Retired leader Fidel Castro issued a statement Sunday night, noting that Cubans had not yet recovered from the "emotional damage" when Ike came along.
"More than 625 miles of our territory are going to be affected," Castro said in a statement read on the news, "and some of them twice."
According to Spanish news reports, 225,000 people were evacuated in Camaguey, 150,000 in Santiago de Cuba, 120,000 in Matanzas, 108,000 in Holguin, 44,000 in Cienfuegos, 34,000 in Las Tunas and another 25,000 in Guantanamo — including the nearly the entire coastal city of Baracoa.
At dawn Sunday, the government began evacuating people who live near dams and along rivers, particularly Cuba's largest _ the flood-prone Cauto River in Granma province.
The AIN government news agency reported intense evacuations were underway of Cauto Cristo, Rio Cauto and Jiguani, which are on the hurricane's path and suffered tremendous flooding during Hurricane Noel last year.
Thousands of boarding school students were sent home Saturday afternoon, and 13,000 tourists were evacuated from the Varadero beach resort in Matanzas, east of Havana.
"All the people who have the biggest risks have evacuated. People go to the homes of their neighbors and family who have better, stronger structures," said Rafael Fernandez, who was helping protect a friend's Guantanamo home Sunday afternoon. "It's drizzling already. I have to go. I need to protect the door."
Authorities urged people who live in homes with tile roofs to leave and head for sturdier shelter. Officials worried about dams, which by Sunday were already at 80 percent capacity.
In Las Tunas, at least 209 shelters opened.
"Saving lives is our first priority," Machado Ventura told Cubavision. "In second place, we have to protect our resources. The storm last week affected our economy and resources tremendously. What we have left, we have to protect to the maximum."
In Guantanamo province, president of the civil defense council Rene Gamboa said wind gusts of up to 81 mph began sweeping the province early Sunday afternoon. Sustained winds were at about 37 mph, he said.
"We're seeing 12 to 15 foot waves," Gamboa said on the news. "In the last 24 hours, we've already had two inches of rain."
By 11 a.m. Sunday, electrical poles were collapsing.

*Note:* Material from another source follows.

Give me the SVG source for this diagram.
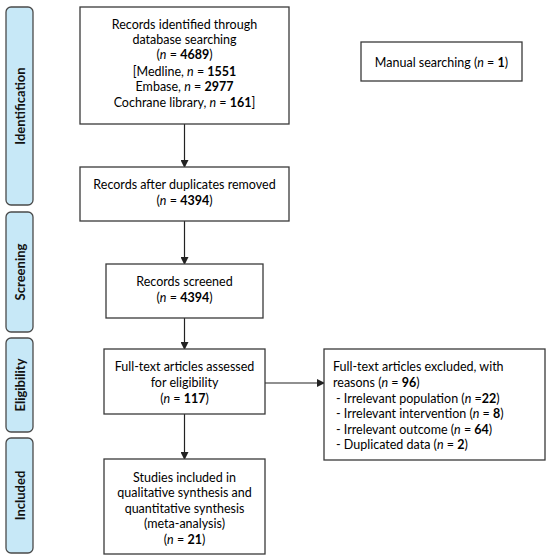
<svg xmlns="http://www.w3.org/2000/svg" width="550" height="558" viewBox="0 0 550 558">
<style>
.box{fill:#fff;stroke:#3a3a3a;stroke-width:1.3}
.side{fill:#c7e8f7;stroke:#4a4a4a;stroke-width:1.3}
text{font-family:Lato,"Liberation Sans",sans-serif;font-size:12.5px;fill:#000}
.c{text-anchor:middle}
.s{font-weight:bold;text-anchor:middle;font-size:13px;fill:#111}
.b{font-weight:bold}
.i{font-style:italic}
.ln{stroke:#222;stroke-width:1.2;fill:none}
</style>
<defs>
<marker id="ah" markerWidth="8" markerHeight="8" refX="7" refY="4" orient="auto" markerUnits="userSpaceOnUse">
<path d="M0,0 L8,4 L0,8 Z" fill="#222"/>
</marker>
</defs>
<g id="side-identification"><rect class="side" x="6" y="7" width="27" height="198" rx="5"/><text class="s" transform="translate(24.5,106) rotate(-90)">Identification</text></g>
<g id="side-screening"><rect class="side" x="6" y="212" width="27" height="120" rx="5"/><text class="s" transform="translate(24.5,272) rotate(-90)">Screening</text></g>
<g id="side-eligibility"><rect class="side" x="6" y="338" width="27" height="94" rx="5"/><text class="s" transform="translate(24.5,385) rotate(-90)">Eligibility</text></g>
<g id="side-included"><rect class="side" x="6" y="438" width="27" height="115" rx="5"/><text class="s" transform="translate(24.5,495.5) rotate(-90)">Included</text></g>
<g id="connectors">
<line class="ln" x1="184.5" y1="124" x2="184.5" y2="167" marker-end="url(#ah)"/>
<line class="ln" x1="184.5" y1="221" x2="184.5" y2="264" marker-end="url(#ah)"/>
<line class="ln" x1="184.5" y1="318" x2="184.5" y2="349" marker-end="url(#ah)"/>
<line class="ln" x1="184.5" y1="414" x2="184.5" y2="459" marker-end="url(#ah)"/>
<line class="ln" x1="265" y1="383" x2="324" y2="383" marker-end="url(#ah)"/>
</g>
<g id="records-identified"><rect class="box" x="80" y="7" width="209" height="117"/>
<text class="c" x="184.5" y="29">Records identified through</text>
<text class="c" x="184.5" y="44">database searching</text>
<text class="c" x="184.5" y="59">(<tspan class="i">n</tspan> = <tspan class="b">4689</tspan>)</text>
<text class="c" x="184.5" y="75.5">[Medline, <tspan class="i">n</tspan> = <tspan class="b">1551</tspan></text>
<text class="c" x="184.5" y="91">Embase, <tspan class="i">n</tspan> = <tspan class="b">2977</tspan></text>
<text class="c" x="184.5" y="106.5">Cochrane library, <tspan class="i">n</tspan> = <tspan class="b">161</tspan>]</text>
</g>
<g id="manual-searching"><rect class="box" x="361" y="42" width="161" height="39"/>
<text class="c" x="441.5" y="66.5">Manual searching (<tspan class="i">n</tspan> = <tspan class="b">1</tspan>)</text>
</g>
<g id="duplicates-removed"><rect class="box" x="80" y="167" width="209" height="54"/>
<text class="c" x="184.5" y="189">Records after duplicates removed</text>
<text class="c" x="184.5" y="204.5">(<tspan class="i">n</tspan> = <tspan class="b">4394</tspan>)</text>
</g>
<g id="records-screened"><rect class="box" x="106" y="264" width="157" height="54"/>
<text class="c" x="184.5" y="285.5">Records screened</text>
<text class="c" x="184.5" y="301.5">(<tspan class="i">n</tspan> = <tspan class="b">4394</tspan>)</text>
</g>
<g id="full-text-assessed"><rect class="box" x="104" y="349" width="161" height="65"/>
<text class="c" x="184.5" y="371">Full-text articles assessed</text>
<text class="c" x="184.5" y="387">for eligibility</text>
<text class="c" x="184.5" y="402.5">(<tspan class="i">n</tspan> = <tspan class="b">117</tspan>)</text>
</g>
<g id="full-text-excluded"><rect class="box" x="324" y="349" width="221" height="111"/>
<text x="333" y="371">Full-text articles excluded, with</text>
<text x="333" y="387">reasons (<tspan class="i">n</tspan> = <tspan class="b">96</tspan>)</text>
<text x="336" y="402.5">- Irrelevant population (<tspan class="i">n</tspan> =<tspan class="b">22</tspan>)</text>
<text x="336" y="418">- Irrelevant intervention (<tspan class="i">n</tspan> = <tspan class="b">8</tspan>)</text>
<text x="336" y="433.5">- Irrelevant outcome (<tspan class="i">n</tspan> = <tspan class="b">64</tspan>)</text>
<text x="336" y="449">- Duplicated data (<tspan class="i">n</tspan> = <tspan class="b">2</tspan>)</text>
</g>
<g id="studies-included"><rect class="box" x="104" y="459" width="161" height="95"/>
<text class="c" x="184.5" y="481.5">Studies included in</text>
<text class="c" x="184.5" y="497">qualitative synthesis and</text>
<text class="c" x="184.5" y="512.5">quantitative synthesis</text>
<text class="c" x="184.5" y="528">(meta-analysis)</text>
<text class="c" x="184.5" y="544">(<tspan class="i">n</tspan> = <tspan class="b">21</tspan>)</text>
</g>
</svg>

In Havana, residents seemed largely oblivious. Children played with spinning tops and rode their bikes through the streets. Fishermen cast lines off the seawall as tourists were relaxed at open-air cafes.

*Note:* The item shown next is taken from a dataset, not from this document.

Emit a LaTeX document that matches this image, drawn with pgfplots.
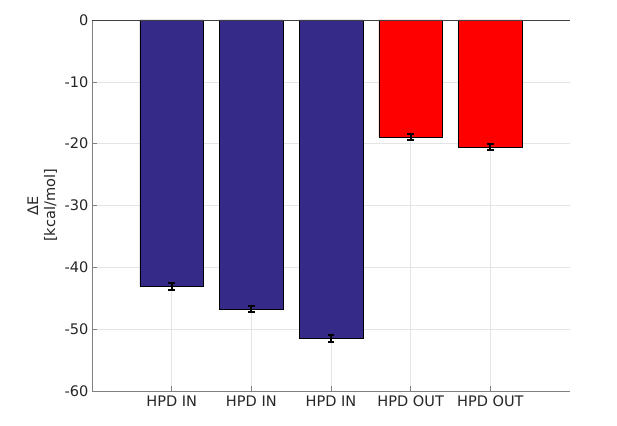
\documentclass[border=0pt]{standalone}
\usepackage{pgfplots}
\pgfplotsset{compat=1.18}
\usepackage{fontspec}
\setmainfont{DejaVu Sans}
\definecolor{barblue}{RGB}{53,42,135}
\definecolor{axgray}{RGB}{128,128,128}
\definecolor{txtgray}{RGB}{38,38,38}
\definecolor{gridgray}{RGB}{228,228,228}
\begin{document}
\begin{tikzpicture}
\begin{axis}[
    scale only axis,
    width=478bp, height=371bp,
    xmin=0, xmax=6,
    ymin=-60, ymax=0,
    xtick={1,2,3,4,5},
    xticklabels={HPD IN,HPD IN,HPD IN,HPD OUT,HPD OUT},
    ytick={-60,-50,-40,-30,-20,-10,0},
    /pgf/number format/assume math mode=true,
    axis x line*=bottom,
    axis y line*=left,
    axis line style={axgray, line width=0.8bp, -},
    tick style={axgray, line width=0.6bp},
    major tick length=5bp,
    tick align=inside,
    grid=major,
    grid style={gridgray, line width=0.6bp},
    tick label style={font=\fontsize{14.6}{17}\selectfont, text=txtgray},
    xticklabel style={yshift=-1bp},
    ylabel={ΔE\\{}[kcal/mol]},
    ylabel style={align=center, font=\fontsize{14.6}{17}\selectfont, text=txtgray,
        at={(axis description cs:-0.066,0.5)}, anchor=south},
    clip=false,
]
\addplot[ybar, bar width=0.8, bar shift=0pt, fill=barblue, draw=black, line width=0.5bp,
    error bars/.cd, y dir=both, y explicit,
    error bar style={black, line width=2bp},
    error mark options={rotate=90, mark size=3.3bp, line width=2bp, black}]
    coordinates {
    (1,-43.1) +- (0,0.5)
    (2,-46.7) +- (0,0.5)
    (3,-51.5) +- (0,0.5)
};
\addplot[ybar, bar width=0.8, bar shift=0pt, fill=red, draw=black, line width=0.5bp,
    error bars/.cd, y dir=both, y explicit,
    error bar style={black, line width=2bp},
    error mark options={rotate=90, mark size=3.3bp, line width=2bp, black}]
    coordinates {
    (4,-18.9) +- (0,0.5)
    (5,-20.5) +- (0,0.5)
};
% bar baseline at zero
\draw[black!75, line width=0.8bp] (rel axis cs:0,1) -- (rel axis cs:1,1);
\end{axis}
\pgfresetboundingbox
\useasboundingbox (-92bp,-35bp) rectangle (525bp,391bp);
\end{tikzpicture}
\end{document}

"Hopefully it won't come through here," said Yusenka, who was selling dolls and other trinkets out of her Old Havana home. "We'll see."

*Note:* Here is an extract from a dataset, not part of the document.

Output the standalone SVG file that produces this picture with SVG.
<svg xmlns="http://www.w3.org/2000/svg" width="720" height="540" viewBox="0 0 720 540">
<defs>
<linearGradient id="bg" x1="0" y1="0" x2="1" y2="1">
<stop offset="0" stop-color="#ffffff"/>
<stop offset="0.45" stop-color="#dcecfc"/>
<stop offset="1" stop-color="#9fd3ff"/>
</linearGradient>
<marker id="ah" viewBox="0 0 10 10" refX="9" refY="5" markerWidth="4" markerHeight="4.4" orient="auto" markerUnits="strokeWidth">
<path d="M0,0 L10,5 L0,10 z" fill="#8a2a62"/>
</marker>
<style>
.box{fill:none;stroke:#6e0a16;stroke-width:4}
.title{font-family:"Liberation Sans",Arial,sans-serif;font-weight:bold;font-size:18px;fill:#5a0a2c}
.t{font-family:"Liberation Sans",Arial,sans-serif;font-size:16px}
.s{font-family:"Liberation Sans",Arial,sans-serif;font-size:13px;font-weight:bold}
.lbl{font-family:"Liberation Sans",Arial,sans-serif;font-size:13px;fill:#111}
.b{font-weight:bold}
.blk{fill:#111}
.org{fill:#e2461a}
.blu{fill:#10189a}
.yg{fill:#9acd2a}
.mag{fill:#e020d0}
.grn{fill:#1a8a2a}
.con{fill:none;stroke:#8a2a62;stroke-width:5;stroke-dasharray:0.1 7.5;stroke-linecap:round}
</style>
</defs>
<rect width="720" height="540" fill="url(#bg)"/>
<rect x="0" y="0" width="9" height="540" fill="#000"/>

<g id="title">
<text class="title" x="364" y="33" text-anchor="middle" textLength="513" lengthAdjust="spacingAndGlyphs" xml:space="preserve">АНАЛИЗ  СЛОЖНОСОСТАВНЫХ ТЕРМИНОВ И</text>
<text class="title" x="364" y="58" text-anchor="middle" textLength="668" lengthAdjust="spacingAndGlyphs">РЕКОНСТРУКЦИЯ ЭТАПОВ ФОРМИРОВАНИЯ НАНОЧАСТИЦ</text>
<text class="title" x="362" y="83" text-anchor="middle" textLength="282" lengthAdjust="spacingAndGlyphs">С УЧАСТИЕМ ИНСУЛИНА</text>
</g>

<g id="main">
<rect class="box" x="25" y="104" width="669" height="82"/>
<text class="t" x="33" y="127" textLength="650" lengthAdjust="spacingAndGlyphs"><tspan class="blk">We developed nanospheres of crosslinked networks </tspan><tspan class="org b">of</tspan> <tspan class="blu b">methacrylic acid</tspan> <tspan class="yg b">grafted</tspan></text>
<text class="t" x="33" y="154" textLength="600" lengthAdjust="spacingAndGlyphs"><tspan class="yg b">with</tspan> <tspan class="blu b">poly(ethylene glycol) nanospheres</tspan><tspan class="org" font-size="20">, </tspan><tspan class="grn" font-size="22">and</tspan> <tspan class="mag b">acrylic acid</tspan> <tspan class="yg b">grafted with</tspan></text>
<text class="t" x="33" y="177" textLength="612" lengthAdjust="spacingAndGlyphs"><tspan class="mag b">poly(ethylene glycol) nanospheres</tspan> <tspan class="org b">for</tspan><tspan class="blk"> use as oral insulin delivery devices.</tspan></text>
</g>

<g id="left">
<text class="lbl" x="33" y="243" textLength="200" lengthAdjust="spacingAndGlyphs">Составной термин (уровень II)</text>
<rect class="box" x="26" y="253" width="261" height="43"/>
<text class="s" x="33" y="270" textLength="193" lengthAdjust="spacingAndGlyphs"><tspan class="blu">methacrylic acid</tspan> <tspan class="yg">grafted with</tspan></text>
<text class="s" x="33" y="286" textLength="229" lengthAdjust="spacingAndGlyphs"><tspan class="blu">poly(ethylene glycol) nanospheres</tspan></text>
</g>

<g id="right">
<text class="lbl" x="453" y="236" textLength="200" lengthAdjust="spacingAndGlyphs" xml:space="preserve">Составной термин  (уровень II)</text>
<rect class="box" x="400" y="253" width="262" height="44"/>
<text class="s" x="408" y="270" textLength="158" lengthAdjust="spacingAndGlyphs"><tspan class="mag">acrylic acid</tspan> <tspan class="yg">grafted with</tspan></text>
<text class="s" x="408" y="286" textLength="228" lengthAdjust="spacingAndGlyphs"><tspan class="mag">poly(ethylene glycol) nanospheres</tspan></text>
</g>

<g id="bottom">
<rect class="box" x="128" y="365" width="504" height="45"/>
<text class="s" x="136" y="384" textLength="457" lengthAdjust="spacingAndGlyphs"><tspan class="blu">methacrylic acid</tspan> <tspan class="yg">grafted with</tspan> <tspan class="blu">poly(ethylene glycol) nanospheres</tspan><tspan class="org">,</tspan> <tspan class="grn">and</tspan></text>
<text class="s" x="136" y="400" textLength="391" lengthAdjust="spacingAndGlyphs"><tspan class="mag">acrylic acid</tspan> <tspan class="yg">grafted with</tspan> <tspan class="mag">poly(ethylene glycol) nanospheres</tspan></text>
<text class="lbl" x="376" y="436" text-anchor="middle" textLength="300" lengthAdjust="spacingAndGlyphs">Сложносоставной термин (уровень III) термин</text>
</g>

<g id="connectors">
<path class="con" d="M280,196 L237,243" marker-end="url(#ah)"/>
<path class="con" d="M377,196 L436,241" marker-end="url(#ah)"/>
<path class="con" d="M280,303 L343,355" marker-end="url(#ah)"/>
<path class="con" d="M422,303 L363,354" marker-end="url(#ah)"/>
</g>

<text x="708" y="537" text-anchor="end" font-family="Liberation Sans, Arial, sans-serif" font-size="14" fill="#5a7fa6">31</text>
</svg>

She said she was confident her home would hold up.
Cuban television showed the government's top leadership gathered with civil defense leaders throughout the eastern provinces. Footage of President Raul Castro showed him in a dress shirt and tie presiding over a meeting with Cuba's top government ministers and Venezuela's Defense Minister Gustavo Reyes, who is visiting Havana to help with Gustav damages.
Unlike his brother Fidel _ who would spend hours on television directing storm preparations _ Raul Castro kept a low profile.
"It's raining very heavily now and some strong winds are blowing," Rosel Ramirez, director of an orphanage in Holguin, said by telephone. "Hurricanes are dangerous. And this province does not have a lot of experience with hurricanes."
The children were prepared for the storm psychologically by talking to them and showing them images of what happened with Gustav last week. The children, he said, were not nervous.
"They are quiet. They almost don't seem Cuban," he said with a laugh.